Color in Data Dashboards: Signal vs Noise

Most dashboard color is decoration. Here's how to make every color choice communicate something meaningful.

Dashboard color is uniquely prone to overuse. With so many metrics, charts, and status indicators on screen at once, there's constant temptation to use color to differentiate things that don't need to be different — or to use brand colors that aren't suited to data contexts. The first rule of dashboard color is categorical parsimony: use color categories only when the categories are meaningful to the user's decision. A bar chart showing revenue by region can use a single color with value-encoding (lighter = lower, darker = higher) instead of one arbitrary color per region. Reserve distinct hues for datasets that the user needs to track across multiple charts — where the orange line is always "Product B" across every view.
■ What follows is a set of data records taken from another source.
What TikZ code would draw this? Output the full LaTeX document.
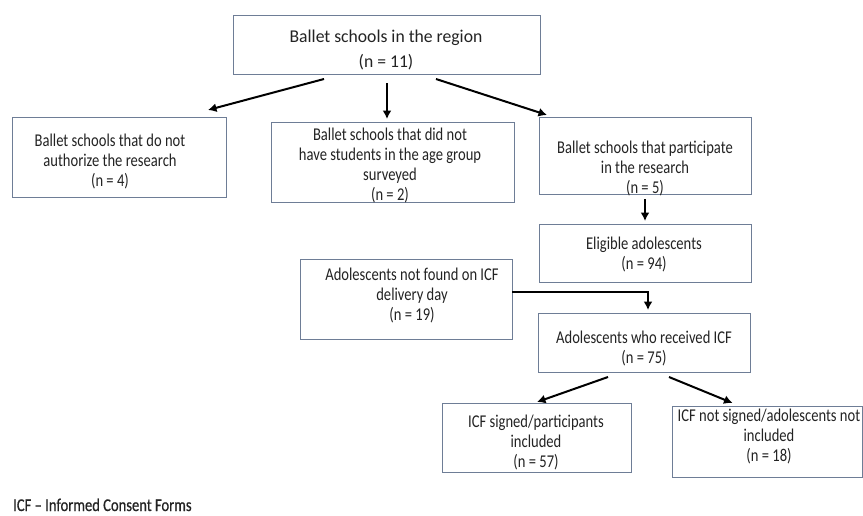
\documentclass[tikz,border=0pt]{standalone}
\usepackage{fontspec}
\setmainfont{Carlito}[FakeStretch=0.81]
\newfontfamily\topfont{Carlito}[FakeStretch=0.98]
\newfontfamily\notefont{Carlito}[FakeStretch=0.81,FakeBold=0.6]
\usetikzlibrary{arrows.meta}
\definecolor{boxc}{RGB}{110,125,150}
\definecolor{txtc}{RGB}{35,35,35}
\begin{document}
\begin{tikzpicture}[x=1pt,y=-1pt,
  box/.style={draw=boxc, line width=0.9pt, fill=white, inner sep=0pt, outer sep=0pt, anchor=north west},
  lbl/.style={text=txtc, align=center, font=\fontsize{18}{20}\selectfont, inner sep=0pt},
  toplbl/.style={text=txtc, align=center, font=\topfont\fontsize{18}{25}\selectfont, inner sep=0pt},
  arr/.style={line width=2pt, -{Latex[length=8.5pt,width=9pt]}},
  plain/.style={line width=2pt}]
\useasboundingbox[fill=white] (0,0) rectangle (863,515);

% boxes
\node[box, minimum width=307pt, minimum height=59pt] (top) at (233,15) {};
\node[box, minimum width=214pt, minimum height=80pt] (b1) at (12,117) {};
\node[box, minimum width=243pt, minimum height=80pt] (b2) at (271,122) {};
\node[box, minimum width=212pt, minimum height=77pt] (b3) at (539,117) {};
\node[box, minimum width=212pt, minimum height=58pt] (el) at (539,224) {};
\node[box, minimum width=212pt, minimum height=80pt] (nf) at (300,259) {};
\node[box, minimum width=212pt, minimum height=59pt] (rec) at (538,313) {};
\node[box, minimum width=189pt, minimum height=69pt] (sg) at (442,403) {};
\node[box, minimum width=190pt, minimum height=71pt] (ns) at (672,406) {};

% texts
\node[toplbl] (t0) at (386,50) {Ballet schools in the region\\(n = 11)};
\node[lbl] (t1) at (110,161) {Ballet schools that do not\\authorize the research\\(n = 4)};
\node[lbl] (t2) at (390,165) {Ballet schools that did not\\have students in the age group\\surveyed\\(n = 2)};
\node[lbl] (t3) at (645,168) {Ballet schools that participate\\in the research\\(n = 5)};
\node[lbl] (t4) at (644,254) {Eligible adolescents\\(n = 94)};
\node[lbl] (t5) at (412,295) {Adolescents not found on ICF\\delivery day\\(n = 19)};
\node[lbl] (t6) at (644,348) {Adolescents who received ICF\\(n = 75)};
\node[lbl] (t7) at (536,442) {ICF signed/participants\\included\\(n = 57)};
\node[lbl] (t8) at (769,436) {ICF not signed/adolescents not\\included\\(n = 18)};
\node[lbl, font=\notefont\fontsize{18}{20}\selectfont, anchor=base west] (fn) at (13,511) {ICF – Informed Consent Forms};

% connectors
\draw[arr] ([xshift=-62.5pt,yshift=-5pt]top.south) -- ([xshift=89pt,yshift=7pt]b1.north);
\draw[arr] ([xshift=0.5pt,yshift=-9pt]top.south) -- ([xshift=-5.5pt,yshift=3pt]b2.north);
\draw[arr] ([xshift=49.5pt,yshift=-5pt]top.south) -- ([xshift=-98pt,yshift=2pt]b3.north);
\draw[arr] ([yshift=-5pt]b3.south) -- ([yshift=3pt]el.north);
\coordinate (j) at (648,292);
\draw[plain] (nf.east |- j) -- (j);
\draw[arr] ([yshift=1pt]j) -- ([yshift=3pt]rec.north -| j);
\draw[arr] ([xshift=-36pt,yshift=-5pt]rec.south) -- ([xshift=0.5pt,yshift=1pt]sg.north);
\draw[arr] ([xshift=25pt,yshift=-5pt]rec.south) -- ([xshift=-34.5pt,yshift=3pt]ns.north);
\end{tikzpicture}
\end{document}
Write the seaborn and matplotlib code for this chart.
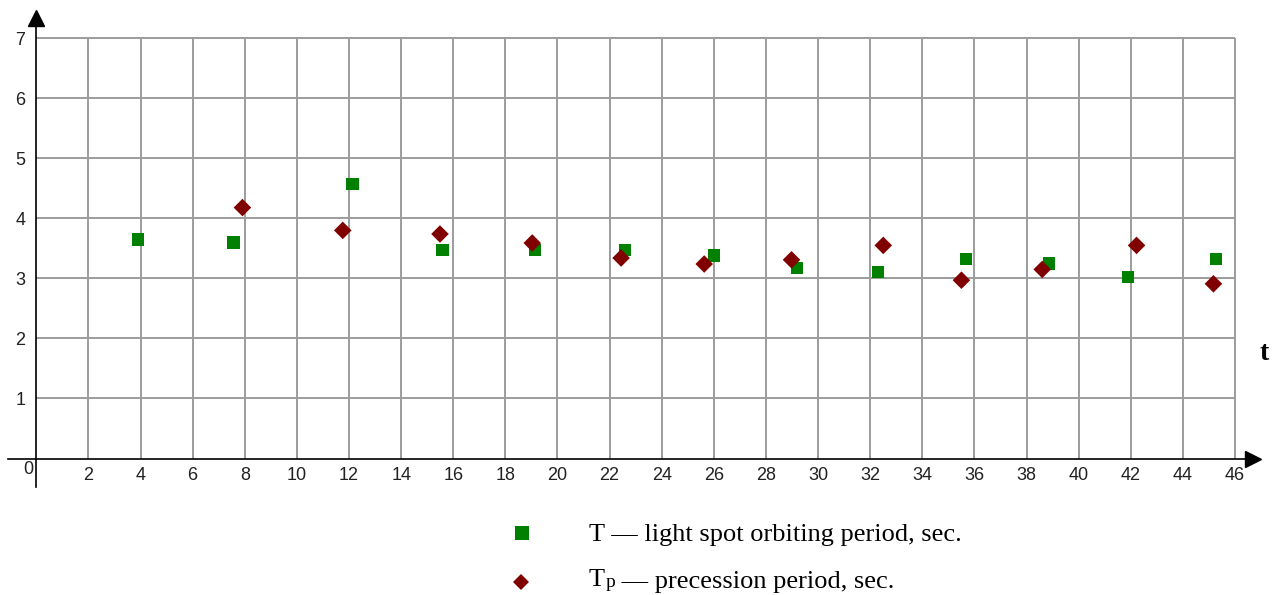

Status colors earn special treatment because they carry predefined expectations: green = good, red = bad, yellow = warning, gray = inactive. Violating these conventions (using red for a positive metric because it matches brand colors) costs significantly more than the aesthetic gain. Reserve red for genuinely negative states — users will react with alarm regardless of your intention. Contrast between data ink and chart surroundings is often under-specified. Axis labels, grid lines, and chart backgrounds should be lower contrast than data points — your data is the signal, everything else is scaffold. A common pattern: neutral-200 grid lines, neutral-400 labels, and full-saturation data marks. This hierarchy ensures users' eyes go to the data first.